4.30.2011

Strangers, Again

This had been a familiar post in Facebook recently. But since I thought that this was just a music video for the old love song, Strangers Again (or was it the title?), I did not bother watching it. So when my sister told me that it is actually a short film about the stages a romantic relationship goes through, I decided to watch it for myself.




And I found it interesting and that there's somehow truth in it. Well, it may not be true for all. Others would argue, others would relate well to it and might even evaluate their own relationships according to the stages presented in the film, and some others wouldn't care. It could be an eye-opener for those who are in a relationship or it could make those love hopefuls think otherwise. Either way goes. As for me, it's interesting but I could not relate to it. Hmm. Or maybe not just yet. 

4.27.2011

Love Notes.

I know it's way past February and it will be a couple of months more before the next February comes, but that doesn't mean that I couldn't share these simple love notes. love! love! love!


i love to lean on his shoulders.
i love it when he whispers in my ear.
i love to squeeze his hands.
i love to brush my nose against his cheeks.
i love the way he makes me feel.
i love him.

don't ever think that you don't mean anything to me. because you do. you mean a lot to me.
don't ever think that i am not happy with you. because i am. you make me smile. you make me laugh. you make me happy.
don't ever think that i'd leave you for another guy. because i won't. i won't let go of your hand. i'm yours.
and don't ever think that i don't love you. because i do. i really do.

4.17.2011

Gone Too Soon.

Recently, I have been hearing of sudden deaths of people at such a young age. A batchmate died last month, yesterday a young actor died in an accident, and just today, i learned from my friend's Facebook page that a schoolmate (just a year ahead of us) died. And it dawned on me, life is indeed short and death knows no age.

And i wonder.. What were their last words? Did they hear trumpets calling them shortly before they had their last breath? Did they see angels about to take them away? Were those who went ahead of us felt happy and fulfilled with their lives? If we all have a mission here on earth, were they able to carry it out? 

Indeed, we do not know when our borrowed time is due. It could be tomorrow, next month, next year, or we could be lucky to have a lot more years ahead of us. But since it is something that we are unsure of, i guess we just have to make the most of every day that is given to us. We have to spend it wisely, using time in productive ways. Spend time developing talents, nourishing relationships, helping others, doing what is right (in the eyes of The One above), and fulfilling our so-called mission or calling, whatever it may be. 

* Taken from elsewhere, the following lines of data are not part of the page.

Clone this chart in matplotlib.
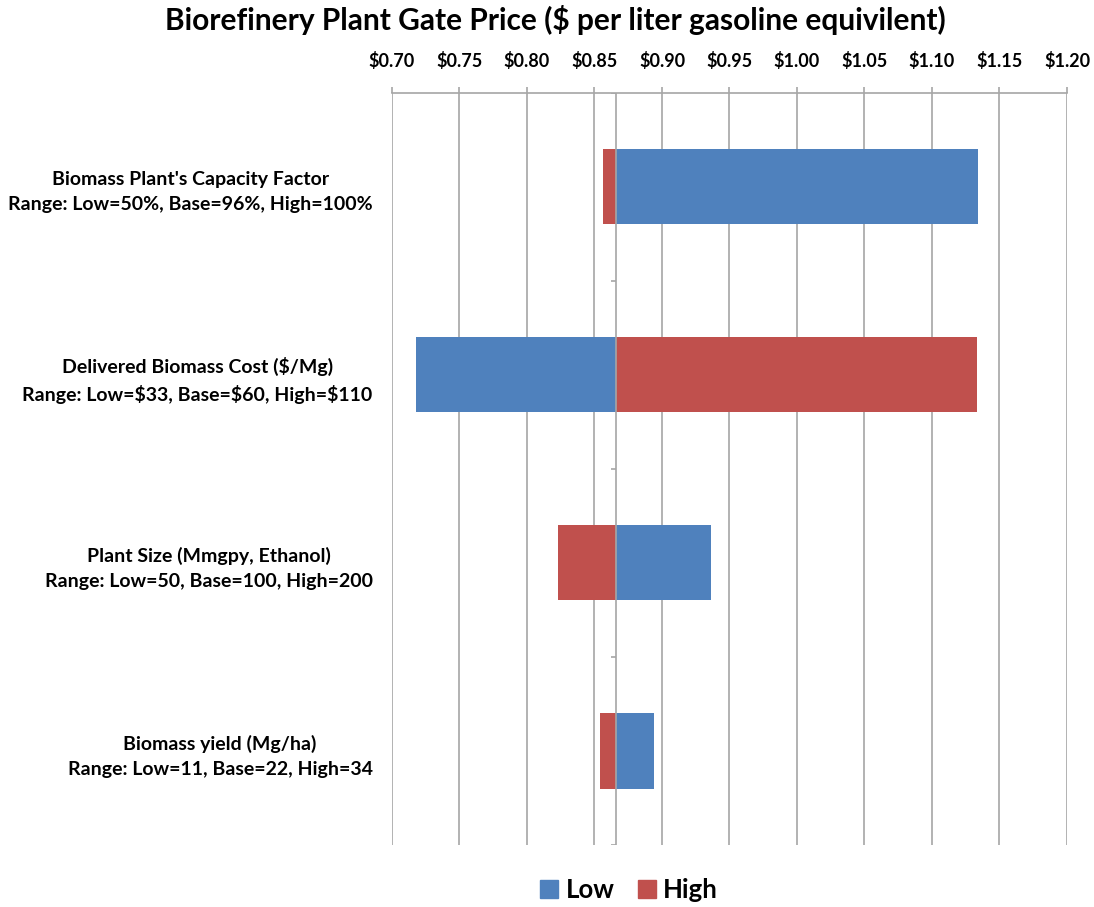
import matplotlib
matplotlib.use('Agg')
import matplotlib.pyplot as plt
import matplotlib.transforms as mtransforms
import numpy as np
from matplotlib.patches import Patch

plt.rcParams['font.family'] = ['Lato', 'DejaVu Sans']
plt.rcParams['font.weight'] = 'bold'

categories = [
    "Biomass Plant's Capacity Factor\nRange: Low=50%, Base=96%, High=100%",
    "Delivered Biomass Cost ($/Mg)\nRange: Low=$33, Base=$60, High=$110",
    "Plant Size (Mmgpy, Ethanol)\nRange: Low=50, Base=100, High=200",
    "Biomass yield (Mg/ha)\nRange: Low=11, Base=22, High=34",
]
base_price = 0.866
low_price = [1.134, 0.718, 0.936, 0.894]
high_price = [0.856, 1.133, 0.823, 0.854]
xticks = [0.70, 0.75, 0.80, 0.85, 0.90, 0.95, 1.00, 1.05, 1.10, 1.15, 1.20]

blue = '#4F81BD'
red = '#C0504D'
grid = '#A6A6A6'

fig = plt.figure(figsize=(10.94, 9.07), dpi=100)
ax = fig.add_axes([0.3583, 0.0684, 0.617, 0.8294])

y = np.arange(len(categories))
low = np.array(low_price)
high = np.array(high_price)

ax.barh(y, low - base_price, left=base_price, height=0.4, color=blue, zorder=3)
ax.barh(y, high - base_price, left=base_price, height=0.4, color=red, zorder=3)

# vertical gridlines and the base axis line
for xv in xticks:
    ax.axvline(xv, color=grid, lw=1.2, zorder=1)
ax.axvline(base_price, color=grid, lw=1.2, zorder=4)
bounds = np.arange(len(categories) + 1) - 0.5
ax.hlines(bounds, base_price - 0.004, base_price, color=grid, lw=1.2, zorder=4)

ax.set_xlim(0.70, 1.20)
ax.set_ylim(len(categories) - 0.5, -0.5)

ax.xaxis.tick_top()
ax.set_xticks(xticks)
ax.set_xticklabels(['$%.2f' % v for v in xticks], fontsize=13, fontweight='bold')
ax.tick_params(axis='x', length=4, color=grid, width=1.2, pad=12)

ax.set_yticks(y)
ax.set_yticklabels(categories, fontsize=14, fontweight='bold', linespacing=1.55)
shift = mtransforms.ScaledTranslation(0, 3 / 100, fig.dpi_scale_trans)
for lbl in ax.get_yticklabels():
    lbl.set_multialignment('center')
    lbl.set_transform(lbl.get_transform() + shift)
ax.tick_params(axis='y', length=0, pad=14)

for side in ['left', 'right', 'bottom']:
    ax.spines[side].set_visible(False)
ax.spines['top'].set_color(grid)
ax.spines['top'].set_linewidth(1.2)

fig.suptitle('Biorefinery Plant Gate Price ($ per liter gasoline equivilent)',
             x=0.508, y=0.995, fontsize=21.5, fontweight='bold', va='top')

handles = [Patch(color=blue, label='Low'), Patch(color=red, label='High')]
fig.legend(handles=handles, loc='center', bbox_to_anchor=(0.575, 0.019), ncol=2,
           frameon=False, prop={'size': 18.5, 'weight': 'bold'},
           handlelength=0.7, handleheight=0.7, handletextpad=0.3, columnspacing=0.9)

fig.savefig('out.png', dpi=100)
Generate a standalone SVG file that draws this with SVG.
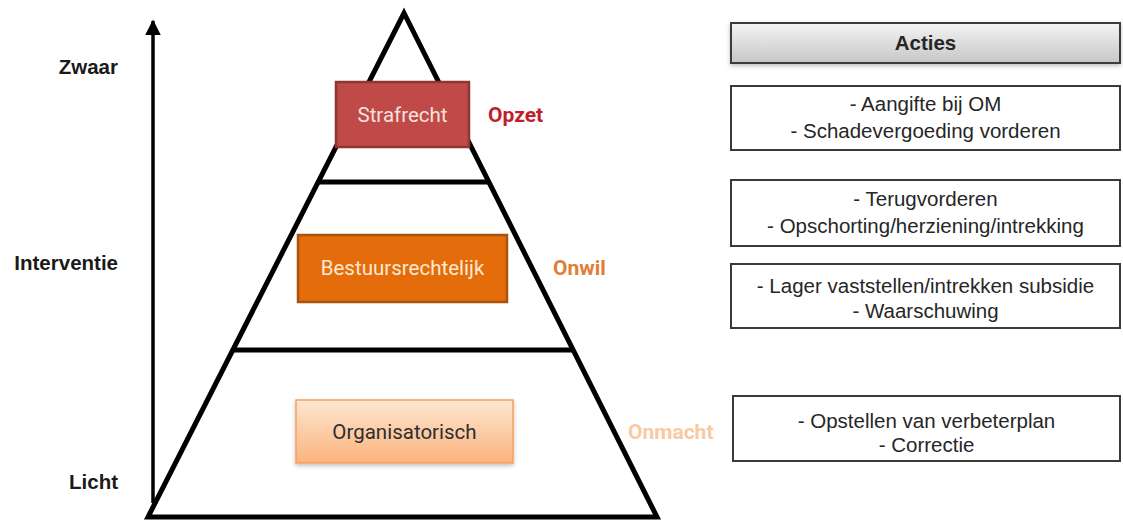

I hope there won't be news of young deaths anymore. Neither of timely deaths. It would be better to see people living happy and contented lives, pleasurable to His eyes, than to see people leave without making sure that they did what they have to do while they still had the chance. 

4.12.2011

Heaven and Hell.

my sister told me about this article  and it took me a while to really read it completely. i hope you will find this useful and life-changing. 

4.10.2011

The Last Four Days...

were my happiest days. i got to spend time with the person i love, got to meet his family, and be with him on his graduation day. it was something i was looking forward to since last year and thank God it really did happen despite the problems that came. it was so far the longest time we spent together since march 2010. ever since i finished school and came back home, we only got to see each other every after a couple of months and we would only get to spend a day together. so four days with him was truly a blessing. 


spending the days with him really made me appreciate and love him more. we did things together, ate meals together, went to places together and had the same itinerary everyday. it's way different than just keeping each other updated of what you are doing through text messages or phone calls. 


but four days were just four days. i had to go home and we had to part ways again. the happy moments we had made parting very much painful, much more for an emotional person like me. and after a minute of not seeing him made me miss him so much already. :( 


unlike other long distance relationships, i guess what we have is something that grows much stronger as the days pass by. and i guess it's the faithfulness, the trust, the commitment, and the love that fuel our relationship and made us last until this time and will make us last until forever. 


by,
i may have failed a lot of times in showing how much you mean to me. how important you are to me. at most times, i may have failed to show how much i love you and i'm sorry for that. but really, you mean a lot. i love you so much.